### Task objective
Set down each line of the data below exactly as it stands, dropping the pictures.
#### Data extract
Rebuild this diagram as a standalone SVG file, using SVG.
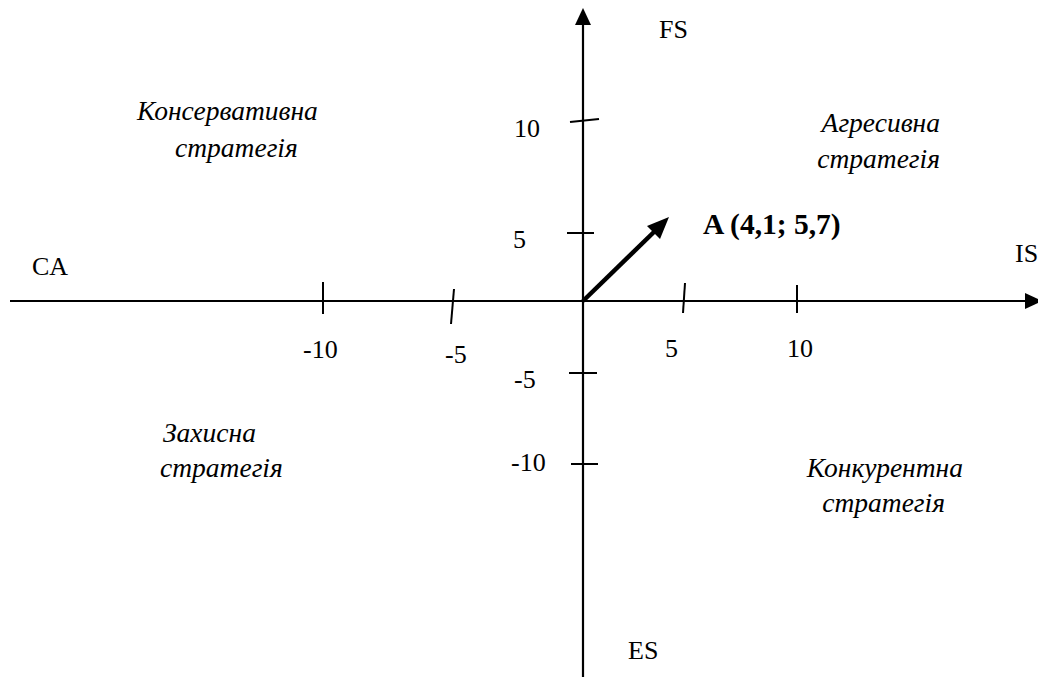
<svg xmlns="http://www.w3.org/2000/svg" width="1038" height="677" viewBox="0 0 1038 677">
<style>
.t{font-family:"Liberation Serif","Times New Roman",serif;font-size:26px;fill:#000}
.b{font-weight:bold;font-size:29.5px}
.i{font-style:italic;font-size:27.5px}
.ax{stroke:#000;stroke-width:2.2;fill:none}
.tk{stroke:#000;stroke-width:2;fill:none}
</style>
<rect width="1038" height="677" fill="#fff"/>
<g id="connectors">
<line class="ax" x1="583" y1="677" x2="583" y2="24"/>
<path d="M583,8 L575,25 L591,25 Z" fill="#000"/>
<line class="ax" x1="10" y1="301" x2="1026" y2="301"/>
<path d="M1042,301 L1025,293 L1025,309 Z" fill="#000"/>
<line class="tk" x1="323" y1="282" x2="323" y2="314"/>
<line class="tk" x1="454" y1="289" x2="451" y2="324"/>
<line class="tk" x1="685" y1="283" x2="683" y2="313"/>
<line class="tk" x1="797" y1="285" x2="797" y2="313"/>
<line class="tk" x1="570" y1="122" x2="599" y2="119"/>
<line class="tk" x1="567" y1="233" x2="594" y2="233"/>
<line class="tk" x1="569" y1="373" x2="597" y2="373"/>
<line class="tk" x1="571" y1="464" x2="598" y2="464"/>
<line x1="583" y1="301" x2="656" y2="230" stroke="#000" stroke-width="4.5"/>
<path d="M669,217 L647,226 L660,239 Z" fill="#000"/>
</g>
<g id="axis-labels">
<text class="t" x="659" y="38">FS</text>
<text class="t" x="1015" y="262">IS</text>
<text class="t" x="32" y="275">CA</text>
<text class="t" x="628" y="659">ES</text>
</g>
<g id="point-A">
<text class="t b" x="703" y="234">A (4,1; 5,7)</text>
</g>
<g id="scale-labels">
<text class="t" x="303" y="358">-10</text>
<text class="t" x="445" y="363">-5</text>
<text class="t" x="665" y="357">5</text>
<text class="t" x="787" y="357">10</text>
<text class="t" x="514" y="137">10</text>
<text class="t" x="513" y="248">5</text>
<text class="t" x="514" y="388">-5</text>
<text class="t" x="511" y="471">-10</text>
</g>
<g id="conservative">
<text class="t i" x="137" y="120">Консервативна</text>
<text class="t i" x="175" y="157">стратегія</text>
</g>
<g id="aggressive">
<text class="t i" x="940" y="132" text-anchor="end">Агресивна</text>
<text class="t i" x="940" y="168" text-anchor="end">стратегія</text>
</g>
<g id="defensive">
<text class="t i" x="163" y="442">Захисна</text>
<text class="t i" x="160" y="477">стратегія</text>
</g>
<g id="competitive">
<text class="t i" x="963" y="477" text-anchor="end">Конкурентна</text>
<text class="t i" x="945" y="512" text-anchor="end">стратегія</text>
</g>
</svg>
########
### Result
Rebuild this diagram as a standalone SVG file, using SVG.
<svg xmlns="http://www.w3.org/2000/svg" width="1038" height="677" viewBox="0 0 1038 677">
<style>
.t{font-family:"Liberation Serif","Times New Roman",serif;font-size:26px;fill:#000}
.b{font-weight:bold;font-size:29.5px}
.i{font-style:italic;font-size:27.5px}
.ax{stroke:#000;stroke-width:2.2;fill:none}
.tk{stroke:#000;stroke-width:2;fill:none}
</style>
<rect width="1038" height="677" fill="#fff"/>
<g id="connectors">
<line class="ax" x1="583" y1="677" x2="583" y2="24"/>
<path d="M583,8 L575,25 L591,25 Z" fill="#000"/>
<line class="ax" x1="10" y1="301" x2="1026" y2="301"/>
<path d="M1042,301 L1025,293 L1025,309 Z" fill="#000"/>
<line class="tk" x1="323" y1="282" x2="323" y2="314"/>
<line class="tk" x1="454" y1="289" x2="451" y2="324"/>
<line class="tk" x1="685" y1="283" x2="683" y2="313"/>
<line class="tk" x1="797" y1="285" x2="797" y2="313"/>
<line class="tk" x1="570" y1="122" x2="599" y2="119"/>
<line class="tk" x1="567" y1="233" x2="594" y2="233"/>
<line class="tk" x1="569" y1="373" x2="597" y2="373"/>
<line class="tk" x1="571" y1="464" x2="598" y2="464"/>
<line x1="583" y1="301" x2="656" y2="230" stroke="#000" stroke-width="4.5"/>
<path d="M669,217 L647,226 L660,239 Z" fill="#000"/>
</g>
<g id="axis-labels">
<text class="t" x="659" y="38">FS</text>
<text class="t" x="1015" y="262">IS</text>
<text class="t" x="32" y="275">CA</text>
<text class="t" x="628" y="659">ES</text>
</g>
<g id="point-A">
<text class="t b" x="703" y="234">A (4,1; 5,7)</text>
</g>
<g id="scale-labels">
<text class="t" x="303" y="358">-10</text>
<text class="t" x="445" y="363">-5</text>
<text class="t" x="665" y="357">5</text>
<text class="t" x="787" y="357">10</text>
<text class="t" x="514" y="137">10</text>
<text class="t" x="513" y="248">5</text>
<text class="t" x="514" y="388">-5</text>
<text class="t" x="511" y="471">-10</text>
</g>
<g id="conservative">
<text class="t i" x="137" y="120">Консервативна</text>
<text class="t i" x="175" y="157">стратегія</text>
</g>
<g id="aggressive">
<text class="t i" x="940" y="132" text-anchor="end">Агресивна</text>
<text class="t i" x="940" y="168" text-anchor="end">стратегія</text>
</g>
<g id="defensive">
<text class="t i" x="163" y="442">Захисна</text>
<text class="t i" x="160" y="477">стратегія</text>
</g>
<g id="competitive">
<text class="t i" x="963" y="477" text-anchor="end">Конкурентна</text>
<text class="t i" x="945" y="512" text-anchor="end">стратегія</text>
</g>
</svg>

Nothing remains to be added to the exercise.